◆ **Aim of the exercise**: Retype every line from the start of the data down to and including the line with "54.3, 51.1, 39.4, 20.4]". Skip the pictures.

◆ **Data**:
---
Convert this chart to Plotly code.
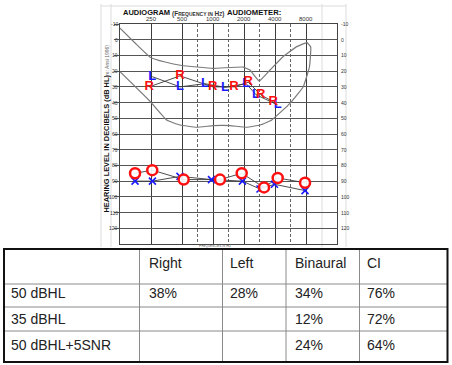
import numpy as np
import plotly.graph_objects as go

W, H = 452, 365

# ---------------- audiogram data ----------------
octave_freqs = [250, 500, 1000, 2000, 4000, 8000]
octave_labels = ["250", "500", "1000", "2000", "4000", "8000"]
interoctave_freqs = [707, 1414, 2828, 5657]
db_ticks = list(range(-10, 121, 10))

# unaided (O = right, X = left)
right_unaided_hz = [175, 257, 519, 1170, 1900, 3130, 4250, 7830]
right_unaided_db = [85, 83, 89, 89, 85, 94, 88, 91]
left_unaided_hz = [175, 258, 478, 967, 1930, 2860, 3950, 7830]
left_unaided_db = [90, 90, 87, 89, 90, 95, 92, 96]

# aided (R / L letters)
right_aided_hz = [240, 478, 993, 1600, 2200, 2900, 3850]
right_aided_db = [30, 23, 30, 30, 27, 35, 39.5]
left_aided_hz = [257, 478, 836, 1308, 2100, 2615, 4250]
left_aided_db = [23.5, 30, 28, 30.3, 28, 35, 41.5]

# speech banana outline
banana_hz = [125, 175, 245, 343, 497, 996, 1968, 2285, 2816, 3577, 4784, 6500,
             8170, 8890, 8650, 7530, 5590, 3720, 2860, 2120, 1465, 1008, 694,
             478, 355, 246, 125]
banana_db = [-7.3, 2.1, 11.1, 14.2, 16.4, 18.2, 17.4, 19.3, 26.3, 19.3, 10.8, 4.4,
             1.9, 4.6, 17.2, 29.9, 40.5, 51.1, 54.3, 55.7, 54.7, 54.7, 55.7,
             54.3, 51.1, 39.4, 20.4]

# ---------------- table data ----------------
table_header = ["", "Right", "Left", "Binaural", "CI"]
row_labels = ["50 dBHL", "35 dBHL", "50 dBHL+5SNR"]
col_right = ["38%", "", ""]
col_left = ["28%", "", ""]
col_binaural = ["34%", "12%", "24%"]
col_ci = ["76%", "72%", "64%"]


def px(x):
    return x / W


def py(y):
    return 1 - y / H


FONT = "Liberation Sans, Arial, sans-serif"
fig = go.Figure()

fig.add_trace(go.Scatter(x=banana_hz, y=banana_db, mode="lines",
                         line=dict(color="#7a7a7a", width=1.2, shape="spline", smoothing=0.3),
                         hoverinfo="skip", showlegend=False))

for hz, db in [(left_unaided_hz, left_unaided_db), (right_unaided_hz, right_unaided_db),
               (left_aided_hz, left_aided_db), (right_aided_hz, right_aided_db)]:
    fig.add_trace(go.Scatter(x=hz, y=db, mode="lines",
                             line=dict(color="#3a3a3a", width=0.9),
                             hoverinfo="skip", showlegend=False))

fig.add_trace(go.Scatter(x=left_unaided_hz, y=left_unaided_db, mode="markers",
                         marker=dict(symbol="x-thin", size=7, line=dict(color="#1a1aff", width=1.6)),
                         showlegend=False))
fig.add_trace(go.Scatter(x=right_unaided_hz, y=right_unaided_db, mode="markers",
                         marker=dict(symbol="circle", size=10, color="rgba(255,255,255,0.9)",
                                     line=dict(color="#ff1010", width=2.5)),
                         showlegend=False))
fig.add_trace(go.Scatter(x=left_aided_hz, y=left_aided_db, mode="text",
                         text=["L"] * len(left_aided_hz), textposition="middle center",
                         textfont=dict(family=FONT, size=13, color="#1a1aff", weight="bold"),
                         showlegend=False))
fig.add_trace(go.Scatter(x=right_aided_hz, y=right_aided_db, mode="text",
                         text=["R"] * len(right_aided_hz), textposition="middle center",
                         textfont=dict(family=FONT, size=13, color="#ff1010", weight="bold"),
                         showlegend=False))

annotations = []
for v in db_ticks:
    annotations.append(dict(x=px(120), xref="paper", y=v, yref="y", text=str(v),
                            xanchor="right", yanchor="middle", showarrow=False,
                            font=dict(family=FONT, size=5, color="#333")))
    annotations.append(dict(x=px(339), xref="paper", y=v, yref="y", text=str(v),
                            xanchor="left", yanchor="middle", showarrow=False,
                            font=dict(family=FONT, size=5, color="#333")))
for f, lab in zip(octave_freqs, octave_labels):
    annotations.append(dict(x=np.log10(f), xref="x", y=py(19.5), yref="paper", text=lab,
                            xanchor="center", yanchor="middle", showarrow=False,
                            font=dict(family=FONT, size=6, color="#333")))

annotations += [
    dict(x=px(121), y=py(13), xref="paper", yref="paper", text="<b>AUDIOGRAM</b>",
         xanchor="left", yanchor="middle", showarrow=False,
         font=dict(family=FONT, size=7.5, color="#111")),
    dict(x=px(169.5), y=py(13.5), xref="paper", yref="paper",
         text="<b>(F<span style='font-size:5px'>REQUENCY IN</span> H<span style='font-size:5px'>Z</span>)</b>",
         xanchor="left", yanchor="middle", showarrow=False,
         font=dict(family=FONT, size=6.5, color="#333")),
    dict(x=px(225), y=py(13), xref="paper", yref="paper", text="<b>AUDIOMETER:</b>",
         xanchor="left", yanchor="middle", showarrow=False,
         font=dict(family=FONT, size=7.7, color="#111")),
    dict(x=px(106.5), y=py(144), xref="paper", yref="paper",
         text="<b>HEARING LEVEL IN DECIBELS (dB HL)</b>", textangle=-90,
         xanchor="center", yanchor="middle", showarrow=False,
         font=dict(family=FONT, size=7.4, color="#111")),
    dict(x=px(106.5), y=py(61), xref="paper", yref="paper",
         text="(re: Ansi 1996)", textangle=-90,
         xanchor="center", yanchor="middle", showarrow=False,
         font=dict(family=FONT, size=5, color="#666")),
    dict(x=px(215), y=py(245.5), xref="paper", yref="paper",
         text="F<span style='font-size:3px'>REQUENCIES IN</span> H<span style='font-size:3px'>Z</span>",
         xanchor="center", yanchor="middle", showarrow=False,
         font=dict(family=FONT, size=4, color="#555")),
]

# ---------------- table ----------------
col_x = [4, 139.5, 222.5, 286, 359.5, 447.5]
row_y = [249, 284, 307, 331, 362]
text_y = [263, 293, 319, 345]
pad = [5, 7, 5, 6.5, 5]

shapes = []
# faint sheet lines around the audiogram form
for x in [101, 111, 322, 346]:
    shapes.append(dict(type="line", xref="paper", yref="paper", x0=px(x), x1=px(x),
                       y0=py(4), y1=py(247), line=dict(color="#dcdcdc", width=1), layer="below"))
shapes.append(dict(type="line", xref="paper", yref="paper", x0=px(101), x1=px(346),
                   y0=py(6), y1=py(6), line=dict(color="#dcdcdc", width=1), layer="below"))

for x in col_x[1:-1]:
    shapes.append(dict(type="line", xref="paper", yref="paper", x0=px(x), x1=px(x),
                       y0=py(row_y[0]), y1=py(row_y[-1]), line=dict(color="#8a8a8a", width=1)))
for y in row_y[1:-1]:
    shapes.append(dict(type="line", xref="paper", yref="paper", x0=px(col_x[0]), x1=px(col_x[-1]),
                       y0=py(y), y1=py(y), line=dict(color="#8a8a8a", width=1)))
shapes.append(dict(type="rect", xref="paper", yref="paper", x0=px(col_x[0]), x1=px(col_x[-1]),
                   y0=py(row_y[0]), y1=py(row_y[-1]), line=dict(color="#111", width=2)))

columns = [row_labels, col_right, col_left, col_binaural, col_ci]
for ci, head in enumerate(table_header):
    cells = [head] + list(columns[ci])
    for ri, txt in enumerate(cells):
        if not txt:
            continue
        annotations.append(dict(x=px(col_x[ci] + pad[ci]), y=py(text_y[ri]), xref="paper", yref="paper",
                                text=txt, xanchor="left", yanchor="middle", showarrow=False,
                                font=dict(family=FONT, size=14, color="#222")))

fig.update_layout(
    width=W, height=H, margin=dict(l=0, r=0, t=0, b=0, autoexpand=False),
    paper_bgcolor="white", plot_bgcolor="white",
    showlegend=False, hovermode=False,
    xaxis=dict(type="log", range=[np.log10(125), np.log10(16000)], domain=[px(120), px(337)],
               tickvals=octave_freqs, showticklabels=False, ticks="", automargin=False,
               showgrid=True, gridcolor="#3c3c3c", gridwidth=1,
               minor=dict(tickvals=interoctave_freqs, showgrid=True, griddash="3px,2px",
                          gridcolor="#666", gridwidth=1, ticks=""),
               showline=True, mirror=True, linecolor="#444", linewidth=1, zeroline=False),
    yaxis=dict(range=[130, -10], domain=[py(244), py(24)], tickvals=db_ticks, automargin=False,
               showticklabels=False, ticks="outside", ticklen=5, tickcolor="#555",
               showgrid=True, gridcolor="#555", gridwidth=1,
               showline=True, mirror=True, linecolor="#444", linewidth=1, zeroline=False),
    annotations=annotations, shapes=shapes,
)

fig.write_html("out.html",
               config={"displayModeBar": False, "staticPlot": True},
               post_script="document.documentElement.style.margin='0';"
                           "document.body.style.margin='0';document.body.style.padding='0';"
                           "document.body.style.overflow='hidden';")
---
◆ **Response to this task**:
Convert this chart to Plotly code.
import numpy as np
import plotly.graph_objects as go

W, H = 452, 365

# ---------------- audiogram data ----------------
octave_freqs = [250, 500, 1000, 2000, 4000, 8000]
octave_labels = ["250", "500", "1000", "2000", "4000", "8000"]
interoctave_freqs = [707, 1414, 2828, 5657]
db_ticks = list(range(-10, 121, 10))

# unaided (O = right, X = left)
right_unaided_hz = [175, 257, 519, 1170, 1900, 3130, 4250, 7830]
right_unaided_db = [85, 83, 89, 89, 85, 94, 88, 91]
left_unaided_hz = [175, 258, 478, 967, 1930, 2860, 3950, 7830]
left_unaided_db = [90, 90, 87, 89, 90, 95, 92, 96]

# aided (R / L letters)
right_aided_hz = [240, 478, 993, 1600, 2200, 2900, 3850]
right_aided_db = [30, 23, 30, 30, 27, 35, 39.5]
left_aided_hz = [257, 478, 836, 1308, 2100, 2615, 4250]
left_aided_db = [23.5, 30, 28, 30.3, 28, 35, 41.5]

# speech banana outline
banana_hz = [125, 175, 245, 343, 497, 996, 1968, 2285, 2816, 3577, 4784, 6500,
             8170, 8890, 8650, 7530, 5590, 3720, 2860, 2120, 1465, 1008, 694,
             478, 355, 246, 125]
banana_db = [-7.3, 2.1, 11.1, 14.2, 16.4, 18.2, 17.4, 19.3, 26.3, 19.3, 10.8, 4.4,
             1.9, 4.6, 17.2, 29.9, 40.5, 51.1, 54.3, 55.7, 54.7, 54.7, 55.7,
             54.3, 51.1, 39.4, 20.4]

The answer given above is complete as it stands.